Viatical Settlements and Life Settlements

Summary of Viatical and Life Settlements

Viatical Settlement

  • Purpose: Provides financial relief to terminally ill policyowners (viators) with a life expectancy of 2 years or less.

  • Mechanism: A third party purchases the life insurance policy for 60-80% of the face value, providing the policyowner a tax-exempt lump sum and taking over as beneficiary.

  • Risks for Buyer: Financial loss if the insured lives longer than expected.

  • Requirements: Policy must be active at the time of agreement.

Life Settlement

  • Purpose: Allows policyowners to sell their life insurance policy for more than cash surrender value but less than the death benefit.

  • Key Differences:

    • Illness Requirement:

      • Viatical: Terminal illness required.

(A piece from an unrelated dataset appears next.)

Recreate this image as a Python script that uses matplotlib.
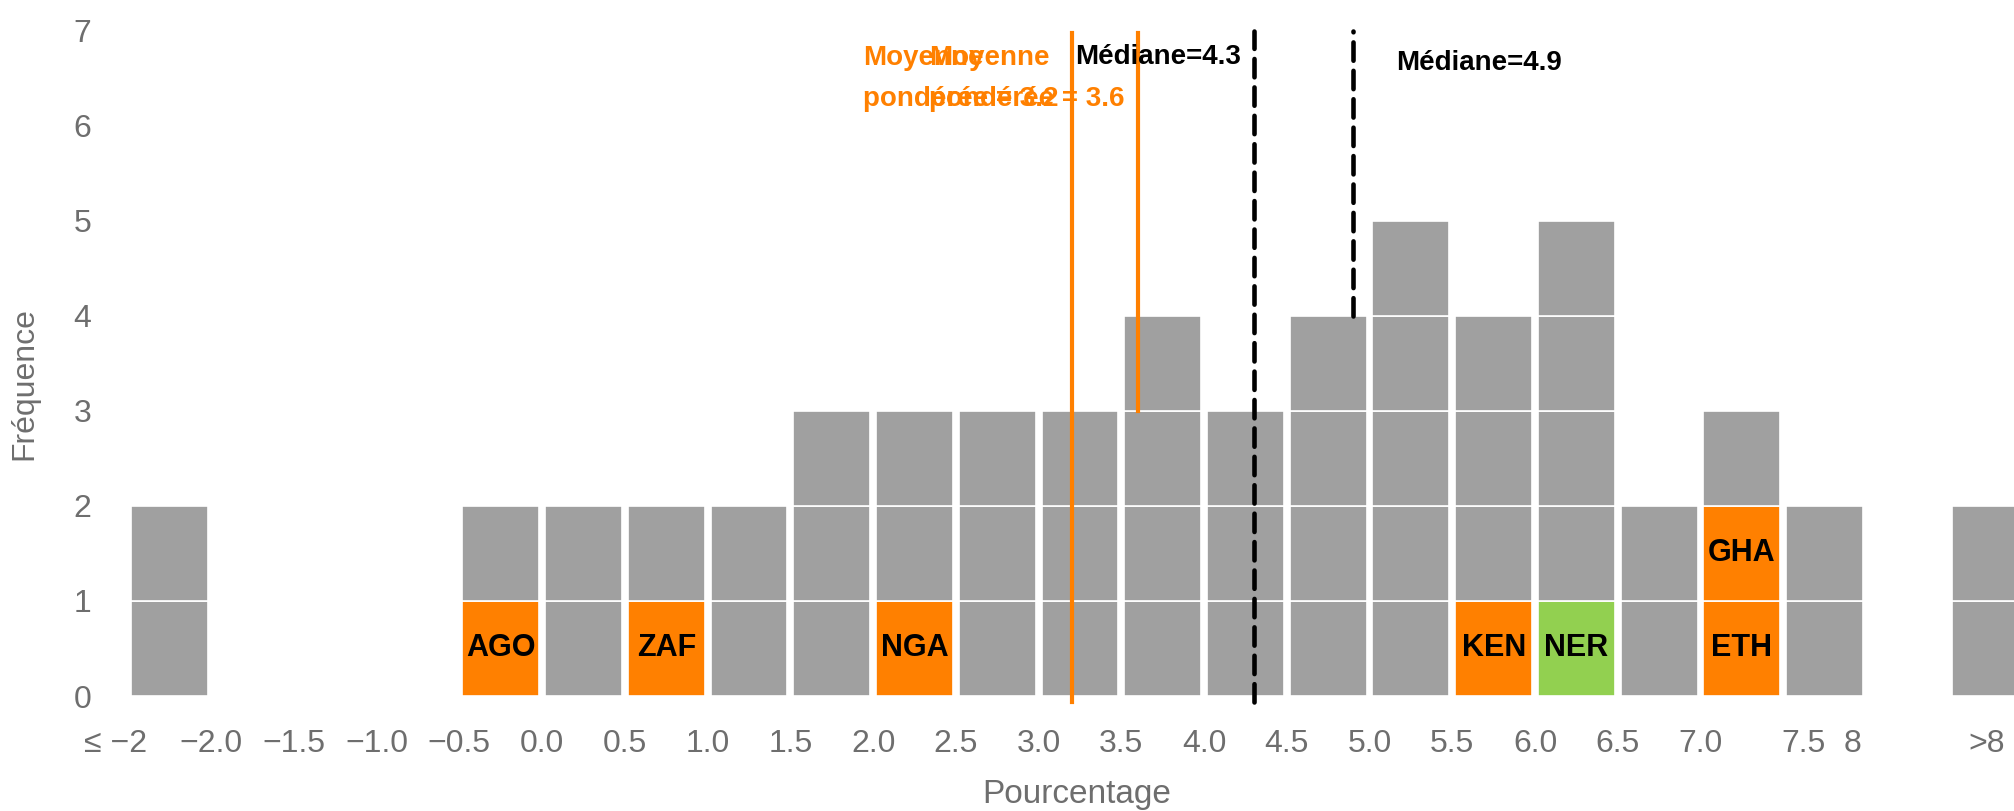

      • Life Settlement: No illness requirement.

    • Buyer’s Profit:

      • Viatical: Higher profit based on shorter life expectancy.

      • Life Settlement: Broader circumstances, lower guaranteed profit margin.

Key Differences Between Viatical and Life Settlements

Feature

Viatical Settlement

Life Settlement

Illness Requirement

Terminal illness with ≤2 years life expectancy.

No illness requirement.

Seller's Purpose

Financial relief for terminal illness.

Financial flexibility or policy switch.

Buyer's Profit

Based on short life expectancy; higher profit potential.

Longer life expectancy; lower margin.

Tax Treatment

Lump sum is tax-exempt.

Tax implications depend on gain and tax laws.

Summary of STOLI and IOLI

Overview
  • Definition: STOLI/IOLI transactions involve an entity with no insurable interest inducing someone to buy life insurance. The insured assigns ownership to a third party, who becomes the beneficiary, profiting upon the insured's death.

Key Characteristics
  • Insured’s Role: The insured buys the policy and sells ownership to an investor for more than the cash value but less than the death benefit, monetizing their mortality.

  • Investor’s Role: The new owner takes on policy ownership, changes the beneficiary, and pays premiums, collecting the death benefit upon the insured’s death.

Legal and Ethical Concerns
  • Lack of Insurable Interest: Investors have no legitimate relationship with the insured, creating an incentive to profit from their death.

  • Fraud Risks: STOLI/IOLI transactions can lead to fraudulent practices, misusing life insurance for speculative investment rather than providing protection.

Current Regulation
  • Many states have banned STOLI and IOLI due to ethical and legal concerns related to the absence of insurable interest.